It’s hard to be in the wrong type body, but it’s not wrong.
I agree completely, I just assumed Sam was male, and completely missed the About page, where it says he’s transgender.
Just breaks your heart, especially seeing the look on his face and seeing him put himself through something like this jut to feel ‘right’ in his body. :C
Sam does have breasts. If you go back to when he is first introduced to the comic, you can see that he’s fairly chesty (or it at least appears so from the angle).
This is from the character description page, if you click on ABOUT at the top of the page:-
“Sam has only come out to a few people closest to him as transgendered, so some family and friends still use feminine pronouns for him.”
Ahhhh, ok. I didn’t see that, so missed it completely.
Actually some cisgender biological men wear binders as well, usually if they’ve gone through some sort of surgery on the chest or if they’re overweight and want to slim down appearances.
Otherwise, as everyone mentioned, Sam is a transman~
Oh Sam sweetie, you and I share a name and a tendency to bind much longer than we should. The suggested time is 8 to 12 hours. All day could include up to 16, even 18 hours. And if he’s doing farm work, that’s going to put a serious strain on his lungs. I can’t run while wearing my binder, it makes it hard to breath and my whole torso hurts.
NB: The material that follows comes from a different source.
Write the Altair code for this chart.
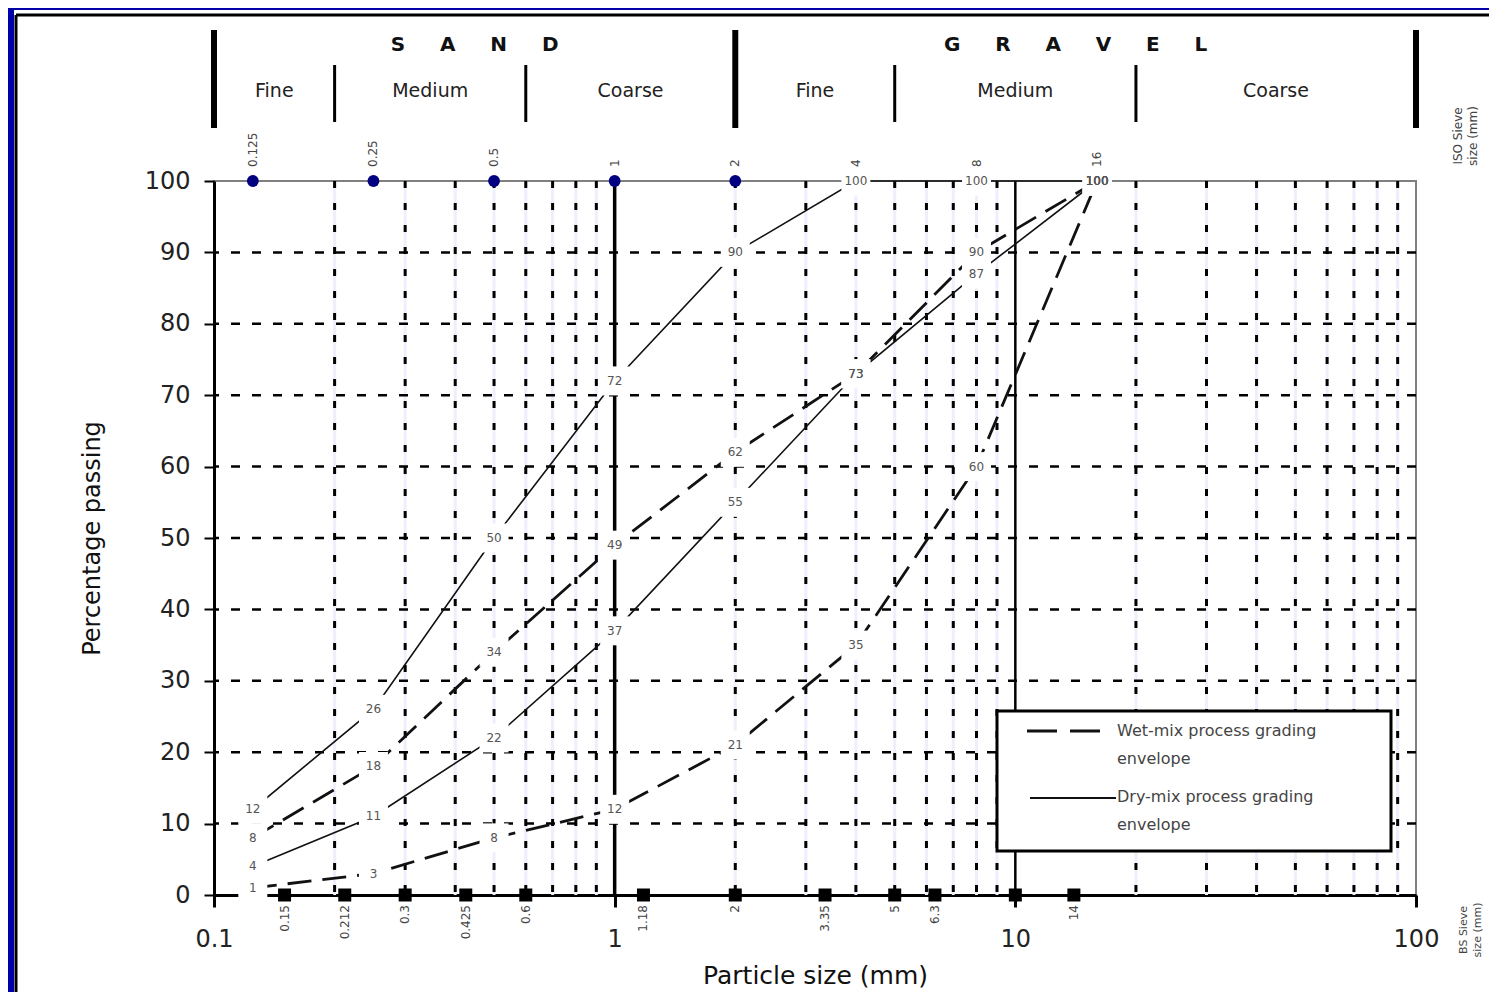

Three of us here, then! Three Sams, all binders. :0
Be nice, Lee!!!!
I think he’s harsh ’cause he cares & Sam knows it.
(though the words might sting)
Lee’s furious faces are as fabulous as Sam’s sorrow one b^^d
Oh Sam… :,< *Cuddle*
Honestly the worse I’ve gotten from my binder (which I wear too tight anyways, need to stop doing that) is bruised ribs and/or a rash, even doing farm labor and working out, and I wear mine…about 12 hours a day?
I am relieved, in a weird way, to see gender dysphoria being brought up. I get tired of how glamoured trans characters are by the majority of comics.
And, seeing as I suffer from very severe gender dysphoria, this is very easy to relate to </3
I have one friend who was in the wrong body. He had DD breasts and his binder made him look flat. We all got so used to seeing him with his binder on that we forgot he isn’t meant to wear it at all times. He collapsed one day because his ribcage had been compressed for too long and his airflow had been strained too long. He was told he couldn’t use the binder anymore, period because of health reasons. I haven’t seen him being ‘comfortable’ for nearly four months. We all treat him male and when he read this page (over my shoulder) he started to cry saying there is no way not to feel pity for Sam right now because this reflects what some people do have to go through…beautiful page, from both of us.
I bound my breasts once for cosplay and it was the worst feeling in the world. More power to you sam.
I just have to say how much I appreciate transgender issues being brought up in the comic! I’m not transgender and I had no idea what an danger binding could be. These are definitely things people in general should be aware of so it’s just awesome to see it brought up here!
Sam, no. Never leave your binder on for more than 8 hours! I had to be in hospital for a month because I wore mine every day for 10+ hours for 6 months (including in gym class). Don’t do it. If there was one thing I could change about my life it would be that, it caused so much pain, physical and mental, in myself, family and friends. Please Sam, listen to Lee. For the love of God listen to Lee, honey!